──────── Provided material ────────

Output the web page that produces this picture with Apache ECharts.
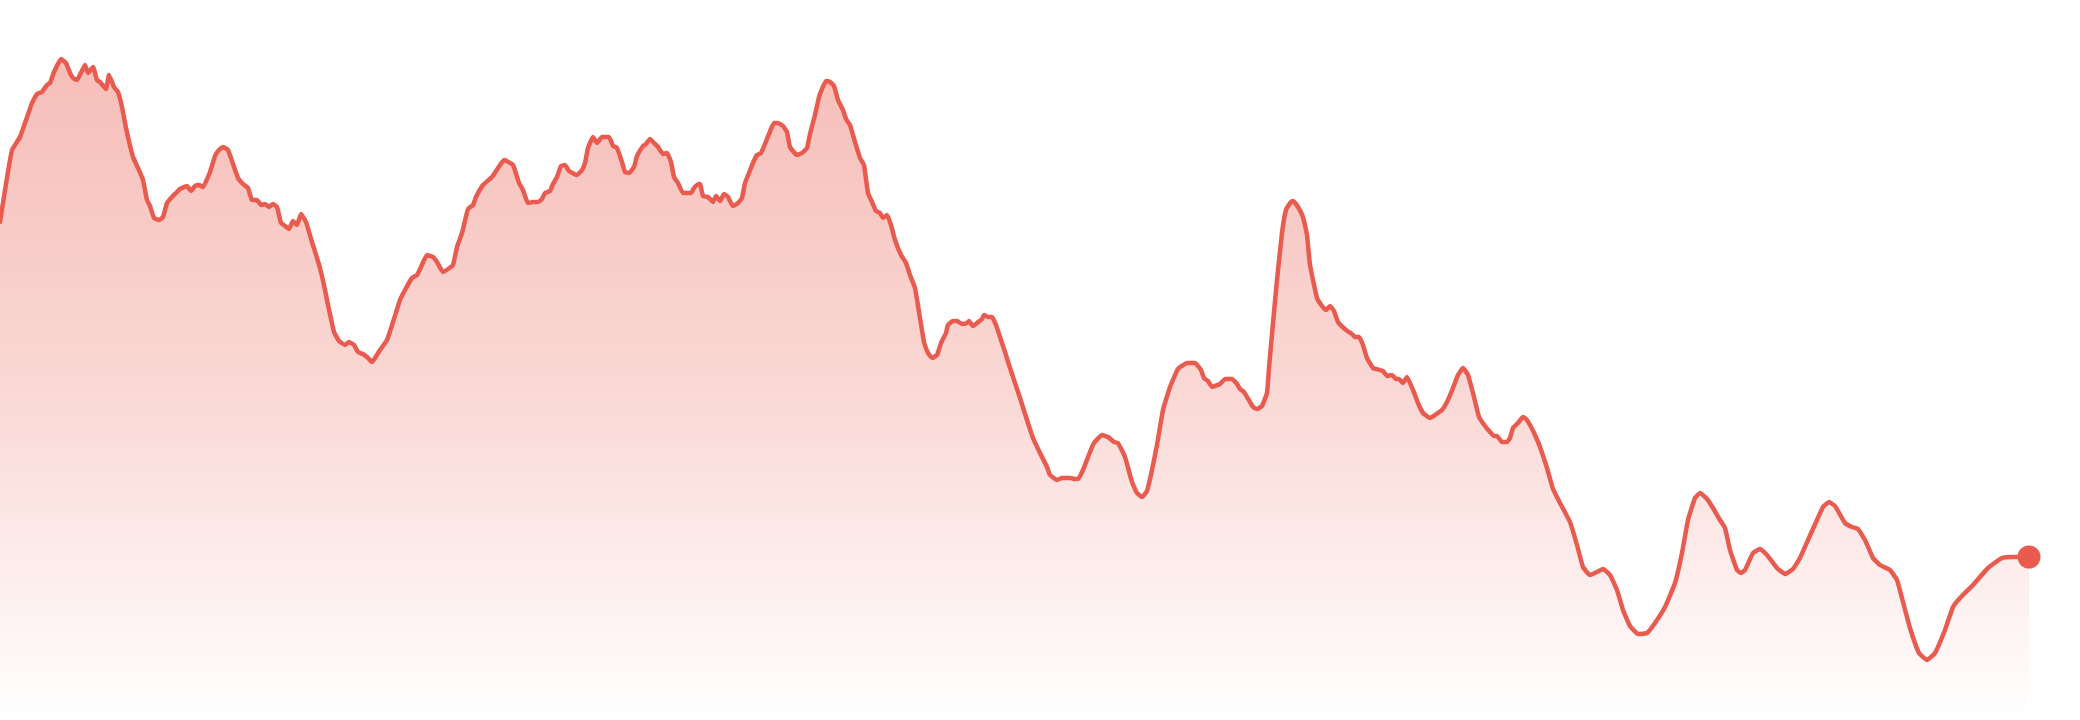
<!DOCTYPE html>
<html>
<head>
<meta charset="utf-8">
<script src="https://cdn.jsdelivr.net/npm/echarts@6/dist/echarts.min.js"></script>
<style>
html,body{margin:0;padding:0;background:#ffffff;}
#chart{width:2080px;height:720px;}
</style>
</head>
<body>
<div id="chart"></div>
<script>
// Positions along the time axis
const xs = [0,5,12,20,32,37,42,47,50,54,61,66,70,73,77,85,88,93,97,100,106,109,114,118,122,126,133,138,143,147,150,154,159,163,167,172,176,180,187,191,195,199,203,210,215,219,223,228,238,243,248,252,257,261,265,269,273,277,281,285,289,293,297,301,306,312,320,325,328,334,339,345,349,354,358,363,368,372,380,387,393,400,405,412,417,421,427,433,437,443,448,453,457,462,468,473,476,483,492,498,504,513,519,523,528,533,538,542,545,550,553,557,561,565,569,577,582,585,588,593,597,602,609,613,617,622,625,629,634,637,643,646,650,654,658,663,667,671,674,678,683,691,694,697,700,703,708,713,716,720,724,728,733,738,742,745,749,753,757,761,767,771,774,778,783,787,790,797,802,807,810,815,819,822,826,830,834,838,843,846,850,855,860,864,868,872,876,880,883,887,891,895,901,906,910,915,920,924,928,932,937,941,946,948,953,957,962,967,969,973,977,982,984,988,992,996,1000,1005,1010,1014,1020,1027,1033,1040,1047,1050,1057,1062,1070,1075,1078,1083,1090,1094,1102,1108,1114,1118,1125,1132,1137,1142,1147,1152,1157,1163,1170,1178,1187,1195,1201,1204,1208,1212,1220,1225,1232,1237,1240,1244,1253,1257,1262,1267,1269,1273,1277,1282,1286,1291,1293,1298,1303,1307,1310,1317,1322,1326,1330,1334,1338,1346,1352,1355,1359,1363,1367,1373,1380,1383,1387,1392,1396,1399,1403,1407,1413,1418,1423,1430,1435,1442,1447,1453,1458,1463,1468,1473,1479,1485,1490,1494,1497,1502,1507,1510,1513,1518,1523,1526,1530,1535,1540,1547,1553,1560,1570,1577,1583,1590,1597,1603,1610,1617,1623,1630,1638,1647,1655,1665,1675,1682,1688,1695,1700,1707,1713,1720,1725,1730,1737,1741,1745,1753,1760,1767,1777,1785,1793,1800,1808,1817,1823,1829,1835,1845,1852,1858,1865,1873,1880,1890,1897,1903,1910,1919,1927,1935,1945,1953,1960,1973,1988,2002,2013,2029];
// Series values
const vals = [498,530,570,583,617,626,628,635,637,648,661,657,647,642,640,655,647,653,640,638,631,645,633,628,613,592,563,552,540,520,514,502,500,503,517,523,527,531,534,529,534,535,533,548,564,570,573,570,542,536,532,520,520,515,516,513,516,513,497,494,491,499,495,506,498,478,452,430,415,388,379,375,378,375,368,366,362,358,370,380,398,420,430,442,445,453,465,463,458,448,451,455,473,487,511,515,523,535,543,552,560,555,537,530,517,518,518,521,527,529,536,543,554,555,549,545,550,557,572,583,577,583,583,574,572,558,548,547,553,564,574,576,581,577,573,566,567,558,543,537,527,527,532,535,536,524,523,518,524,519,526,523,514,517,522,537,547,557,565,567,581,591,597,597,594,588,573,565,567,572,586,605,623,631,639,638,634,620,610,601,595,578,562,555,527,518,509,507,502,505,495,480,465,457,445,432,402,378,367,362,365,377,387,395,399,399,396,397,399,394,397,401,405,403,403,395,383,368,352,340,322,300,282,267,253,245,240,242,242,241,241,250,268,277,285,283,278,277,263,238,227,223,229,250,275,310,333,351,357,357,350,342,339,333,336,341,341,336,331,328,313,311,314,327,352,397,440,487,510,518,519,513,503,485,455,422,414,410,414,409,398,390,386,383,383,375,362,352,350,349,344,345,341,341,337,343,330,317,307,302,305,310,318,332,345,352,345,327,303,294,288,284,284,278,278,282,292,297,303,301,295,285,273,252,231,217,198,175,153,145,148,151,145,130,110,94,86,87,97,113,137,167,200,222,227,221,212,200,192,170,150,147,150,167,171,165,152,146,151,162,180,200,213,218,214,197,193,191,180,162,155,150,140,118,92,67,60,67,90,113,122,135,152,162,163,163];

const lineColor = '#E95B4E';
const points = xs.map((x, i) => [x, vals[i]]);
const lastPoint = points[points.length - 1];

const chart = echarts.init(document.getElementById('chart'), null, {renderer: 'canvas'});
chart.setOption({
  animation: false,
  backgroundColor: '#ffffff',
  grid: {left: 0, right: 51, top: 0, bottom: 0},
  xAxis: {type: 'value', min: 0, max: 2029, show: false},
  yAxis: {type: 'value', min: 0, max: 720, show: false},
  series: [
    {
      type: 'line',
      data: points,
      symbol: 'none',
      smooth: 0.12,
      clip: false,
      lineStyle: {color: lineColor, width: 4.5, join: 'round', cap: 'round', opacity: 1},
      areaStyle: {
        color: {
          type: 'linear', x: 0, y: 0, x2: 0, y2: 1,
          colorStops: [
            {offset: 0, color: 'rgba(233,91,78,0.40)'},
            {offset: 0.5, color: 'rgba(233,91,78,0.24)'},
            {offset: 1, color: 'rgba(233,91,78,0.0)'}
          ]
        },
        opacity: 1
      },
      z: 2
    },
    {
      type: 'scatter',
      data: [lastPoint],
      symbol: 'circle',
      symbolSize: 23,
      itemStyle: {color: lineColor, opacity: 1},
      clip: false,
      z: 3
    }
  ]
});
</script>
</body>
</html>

────────

§ **What the exercise asks**:
Using the data above, print every line exactly, omitting pictures.

§ **Task response**:
Output the web page that produces this picture with Apache ECharts.
<!DOCTYPE html>
<html>
<head>
<meta charset="utf-8">
<script src="https://cdn.jsdelivr.net/npm/echarts@6/dist/echarts.min.js"></script>
<style>
html,body{margin:0;padding:0;background:#ffffff;}
#chart{width:2080px;height:720px;}
</style>
</head>
<body>
<div id="chart"></div>
<script>
// Positions along the time axis
const xs = [0,5,12,20,32,37,42,47,50,54,61,66,70,73,77,85,88,93,97,100,106,109,114,118,122,126,133,138,143,147,150,154,159,163,167,172,176,180,187,191,195,199,203,210,215,219,223,228,238,243,248,252,257,261,265,269,273,277,281,285,289,293,297,301,306,312,320,325,328,334,339,345,349,354,358,363,368,372,380,387,393,400,405,412,417,421,427,433,437,443,448,453,457,462,468,473,476,483,492,498,504,513,519,523,528,533,538,542,545,550,553,557,561,565,569,577,582,585,588,593,597,602,609,613,617,622,625,629,634,637,643,646,650,654,658,663,667,671,674,678,683,691,694,697,700,703,708,713,716,720,724,728,733,738,742,745,749,753,757,761,767,771,774,778,783,787,790,797,802,807,810,815,819,822,826,830,834,838,843,846,850,855,860,864,868,872,876,880,883,887,891,895,901,906,910,915,920,924,928,932,937,941,946,948,953,957,962,967,969,973,977,982,984,988,992,996,1000,1005,1010,1014,1020,1027,1033,1040,1047,1050,1057,1062,1070,1075,1078,1083,1090,1094,1102,1108,1114,1118,1125,1132,1137,1142,1147,1152,1157,1163,1170,1178,1187,1195,1201,1204,1208,1212,1220,1225,1232,1237,1240,1244,1253,1257,1262,1267,1269,1273,1277,1282,1286,1291,1293,1298,1303,1307,1310,1317,1322,1326,1330,1334,1338,1346,1352,1355,1359,1363,1367,1373,1380,1383,1387,1392,1396,1399,1403,1407,1413,1418,1423,1430,1435,1442,1447,1453,1458,1463,1468,1473,1479,1485,1490,1494,1497,1502,1507,1510,1513,1518,1523,1526,1530,1535,1540,1547,1553,1560,1570,1577,1583,1590,1597,1603,1610,1617,1623,1630,1638,1647,1655,1665,1675,1682,1688,1695,1700,1707,1713,1720,1725,1730,1737,1741,1745,1753,1760,1767,1777,1785,1793,1800,1808,1817,1823,1829,1835,1845,1852,1858,1865,1873,1880,1890,1897,1903,1910,1919,1927,1935,1945,1953,1960,1973,1988,2002,2013,2029];
// Series values
const vals = [498,530,570,583,617,626,628,635,637,648,661,657,647,642,640,655,647,653,640,638,631,645,633,628,613,592,563,552,540,520,514,502,500,503,517,523,527,531,534,529,534,535,533,548,564,570,573,570,542,536,532,520,520,515,516,513,516,513,497,494,491,499,495,506,498,478,452,430,415,388,379,375,378,375,368,366,362,358,370,380,398,420,430,442,445,453,465,463,458,448,451,455,473,487,511,515,523,535,543,552,560,555,537,530,517,518,518,521,527,529,536,543,554,555,549,545,550,557,572,583,577,583,583,574,572,558,548,547,553,564,574,576,581,577,573,566,567,558,543,537,527,527,532,535,536,524,523,518,524,519,526,523,514,517,522,537,547,557,565,567,581,591,597,597,594,588,573,565,567,572,586,605,623,631,639,638,634,620,610,601,595,578,562,555,527,518,509,507,502,505,495,480,465,457,445,432,402,378,367,362,365,377,387,395,399,399,396,397,399,394,397,401,405,403,403,395,383,368,352,340,322,300,282,267,253,245,240,242,242,241,241,250,268,277,285,283,278,277,263,238,227,223,229,250,275,310,333,351,357,357,350,342,339,333,336,341,341,336,331,328,313,311,314,327,352,397,440,487,510,518,519,513,503,485,455,422,414,410,414,409,398,390,386,383,383,375,362,352,350,349,344,345,341,341,337,343,330,317,307,302,305,310,318,332,345,352,345,327,303,294,288,284,284,278,278,282,292,297,303,301,295,285,273,252,231,217,198,175,153,145,148,151,145,130,110,94,86,87,97,113,137,167,200,222,227,221,212,200,192,170,150,147,150,167,171,165,152,146,151,162,180,200,213,218,214,197,193,191,180,162,155,150,140,118,92,67,60,67,90,113,122,135,152,162,163,163];

const lineColor = '#E95B4E';
const points = xs.map((x, i) => [x, vals[i]]);
const lastPoint = points[points.length - 1];

const chart = echarts.init(document.getElementById('chart'), null, {renderer: 'canvas'});
chart.setOption({
  animation: false,
  backgroundColor: '#ffffff',
  grid: {left: 0, right: 51, top: 0, bottom: 0},
  xAxis: {type: 'value', min: 0, max: 2029, show: false},
  yAxis: {type: 'value', min: 0, max: 720, show: false},
  series: [
    {
      type: 'line',
      data: points,
      symbol: 'none',
      smooth: 0.12,
      clip: false,
      lineStyle: {color: lineColor, width: 4.5, join: 'round', cap: 'round', opacity: 1},
      areaStyle: {
        color: {
          type: 'linear', x: 0, y: 0, x2: 0, y2: 1,
          colorStops: [
            {offset: 0, color: 'rgba(233,91,78,0.40)'},
            {offset: 0.5, color: 'rgba(233,91,78,0.24)'},
            {offset: 1, color: 'rgba(233,91,78,0.0)'}
          ]
        },
        opacity: 1
      },
      z: 2
    },
    {
      type: 'scatter',
      data: [lastPoint],
      symbol: 'circle',
      symbolSize: 23,
      itemStyle: {color: lineColor, opacity: 1},
      clip: false,
      z: 3
    }
  ]
});
</script>
</body>
</html>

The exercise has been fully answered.